Although we have security measures in place to protect regulated and personal data, and to prevent data loss and other security breaches, these measures could be breached because of third-party action, employee error, third-party or employee malfeasance, or otherwise. Because the techniques used to obtain unauthorized access to or to sabotage systems change frequently, we may not be able to anticipate these techniques and implement adequate preventative or protective measures, including in a timely manner. While we currently maintain a cyber-liability insurance policy, our cyber liability insurance coverage may be inadequate or may not continue to be available in the future on acceptable terms, or at all. In addition, our cyber liability insurance policy may not cover all claims made against us, and defending a suit, regardless of its merit, could be costly and divert management’s attention from our business and operations.
We have experienced data security incidents in the past, and expect to experience additional incidents in the future, however, to date no such incidents have been material to our business, operating results or financial condition.

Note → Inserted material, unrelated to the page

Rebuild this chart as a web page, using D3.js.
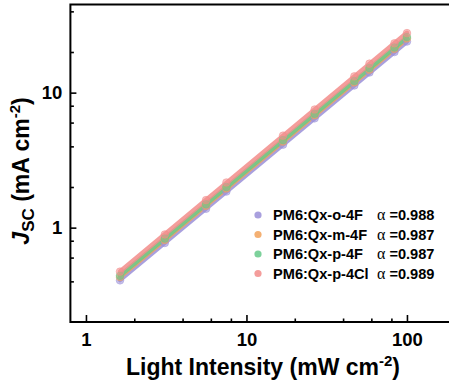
<!DOCTYPE html>
<html>
<head>
<meta charset="utf-8">
<script src="https://cdn.jsdelivr.net/npm/d3@7"></script>
<style>
  html, body { margin: 0; padding: 0; background: #fff; }
  svg { display: block; }
</style>
</head>
<body>
<svg id="chart" width="449" height="385"></svg>
<script>
// Light intensity (mW cm^-2)
const intensity = [1.63, 3.1, 5.6, 7.5, 16.9, 26.6, 47, 58.4, 83.6, 100];

// Jsc (mA cm^-2) for each blend
const jscO4F  = [0.407, 0.77, 1.38, 1.85, 4.12, 6.45, 11.3, 14.1, 20.0, 23.9];
const jscM4F  = [0.430, 0.81, 1.45, 1.95, 4.34, 6.80, 11.9, 14.8, 21.1, 25.2];
const jscP4F  = [0.440, 0.83, 1.49, 2.00, 4.45, 6.97, 12.2, 15.2, 21.6, 25.8];
const jscP4Cl = [0.472, 0.89, 1.60, 2.16, 4.80, 7.50, 13.2, 16.4, 23.2, 27.6];

const seriesNames = ["PM6:Qx-o-4F", "PM6:Qx-m-4F", "PM6:Qx-p-4F", "PM6:Qx-p-4Cl"];
const alphas = [0.988, 0.987, 0.987, 0.989];
const colors = ["#9a8fd8", "#f2a25a", "#66c98a", "#f28c8a"];

const xMajor = [1, 10, 100];
const xMinor = [2, 4, 6, 8, 20, 40, 60, 80, 200];
const yMajor = [1, 10];
const yMinor = [0.4, 0.6, 0.8, 2, 4, 6, 8, 20, 40];

const series = [jscO4F, jscM4F, jscP4F, jscP4Cl].map((vals, i) => ({
  name: seriesNames[i], alpha: alphas[i], color: colors[i],
  points: intensity.map((x, j) => ({ x, y: vals[j] }))
}));

const svg = d3.select("#chart");
const sans = "Arial, 'Liberation Sans', sans-serif";

const left = 70.4, bottom = 322;
const xDecade = 160.5, yDecade = 135;
const x = d3.scaleLog().domain([0.8, 200])
  .range([left, left + xDecade * Math.log10(200 / 0.8)]);
const y = d3.scaleLog().domain([0.2, 45])
  .range([bottom, bottom - yDecade * Math.log10(45 / 0.2)]);

// power-law fit line y = A * x^alpha, A from the mean offset in log space
const line = d3.line().x(d => x(d.x)).y(d => y(d.y));
const plot = svg.append("g");
series.forEach(s => {
  const logA = d3.mean(s.points, p => Math.log10(p.y) - s.alpha * Math.log10(p.x));
  const ends = [d3.min(intensity), d3.max(intensity)];
  const fit = ends.map(v => ({ x: v, y: Math.pow(10, logA) * Math.pow(v, s.alpha) }));
  plot.append("path").datum(fit)
    .attr("d", line)
    .attr("fill", "none")
    .attr("stroke", s.color)
    .attr("stroke-width", 4.5)
    .attr("stroke-opacity", 0.85)
    .attr("stroke-linecap", "round");
});
series.forEach(s => {
  plot.append("g").selectAll("circle").data(s.points).join("circle")
    .attr("cx", d => x(d.x))
    .attr("cy", d => y(d.y))
    .attr("r", 3.8)
    .attr("fill", s.color)
    .attr("fill-opacity", 0.55)
    .attr("stroke", s.color)
    .attr("stroke-opacity", 0.5)
    .attr("stroke-width", 1);
});

// frame and inward ticks
const [x0, x1] = x.range();
const [yb, yt] = y.range();
const frame = svg.append("g").attr("stroke", "#000").attr("stroke-width", 2).attr("fill", "none");
frame.append("path").attr("d", `M${x0},${yt}H${x1}V${yb}H${x0}Z`).attr("stroke-linejoin", "miter");

const xAxis = svg.append("g").attr("transform", `translate(0,${bottom})`);
xAxis.call(d3.axisBottom(x).tickValues(xMajor).tickSize(-7).tickFormat(d3.format("d")).tickPadding(11));
const xAxisMinor = svg.append("g").attr("transform", `translate(0,${bottom})`);
xAxisMinor.call(d3.axisBottom(x).tickValues(xMinor).tickSize(-3.5).tickFormat(""));
const yAxis = svg.append("g").attr("transform", `translate(${left},0)`);
yAxis.call(d3.axisLeft(y).tickValues(yMajor).tickSize(-6).tickFormat(d3.format("d")).tickPadding(8));
const yAxisMinor = svg.append("g").attr("transform", `translate(${left},0)`);
yAxisMinor.call(d3.axisLeft(y).tickValues(yMinor).tickSize(-3.5).tickFormat(""));

[xAxis, xAxisMinor, yAxis, yAxisMinor].forEach(g => {
  g.select(".domain").remove();
  g.selectAll(".tick line").attr("stroke", "#000").attr("stroke-width", 1.6);
  g.selectAll(".tick text").attr("fill", "#000")
    .style("font-family", sans).style("font-weight", "bold").style("font-size", "18.5px");
});

// axis titles
const xt = svg.append("text")
  .attr("x", 263).attr("y", 375)
  .attr("text-anchor", "middle")
  .style("font-family", sans).style("font-weight", "bold").style("font-size", "23px");
xt.append("tspan").text("Light Intensity (mW cm");
xt.append("tspan").text("-2").attr("dy", -9).style("font-size", "15px");
xt.append("tspan").text(")").attr("dy", 9);

const yt2 = svg.append("text")
  .attr("transform", "translate(29,171) rotate(-90)")
  .attr("text-anchor", "middle")
  .style("font-family", sans).style("font-weight", "bold").style("font-size", "23px");
yt2.append("tspan").text("J").style("font-style", "italic");
yt2.append("tspan").text("SC").attr("dy", 5).style("font-size", "17px");
yt2.append("tspan").text(" (mA cm").attr("dy", -5);
yt2.append("tspan").text("-2").attr("dy", -9).style("font-size", "15px");
yt2.append("tspan").text(")").attr("dy", 9);

// legend
const legend = svg.append("g");
series.forEach((s, i) => {
  const cy = 215 + i * 19.5;
  legend.append("circle").attr("cx", 258).attr("cy", cy).attr("r", 3.6)
    .attr("fill", s.color).attr("fill-opacity", 0.85);
  const name = legend.append("text").attr("x", 273).attr("y", cy + 5)
    .style("font-family", sans).style("font-weight", "bold").style("font-size", "14.6px")
    .text(s.name);
  const nameEnd = 273 + name.node().getComputedTextLength();
  const ax = Math.max(377, nameEnd + 8);
  const t = legend.append("text").attr("x", ax).attr("y", cy + 5);
  t.append("tspan").text("\u03b1 ").style("font-size", "16px")
    .style("font-family", "'Liberation Serif', 'Times New Roman', serif");
  t.append("tspan").text("=" + d3.format(".3f")(s.alpha)).style("font-size", "14.6px")
    .style("font-family", sans).style("font-weight", "bold");
});
</script>
</body>
</html>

Any actual or perceived data security breach or incident could require notifications to data subjects, data owners, and/or other third parties (including regulators) under applicable data breach notification laws, damage our reputation, cause existing customers to discontinue the use of our solutions, prevent us from attracting new customers, or subject us to third-party lawsuits, regulatory fines, or other actions or liabilities, any of which could adversely affect our business, operating results or financial condition.
If our IT systems, or the IT systems at our third-party service providers, were breached or attacked, the proprietary and confidential information of our company and our customers as well as personal data could be disclosed, and we may be required to incur substantial costs and liabilities, including the following:
• Expenses to rectify the consequences of the security breach or cyber-attack.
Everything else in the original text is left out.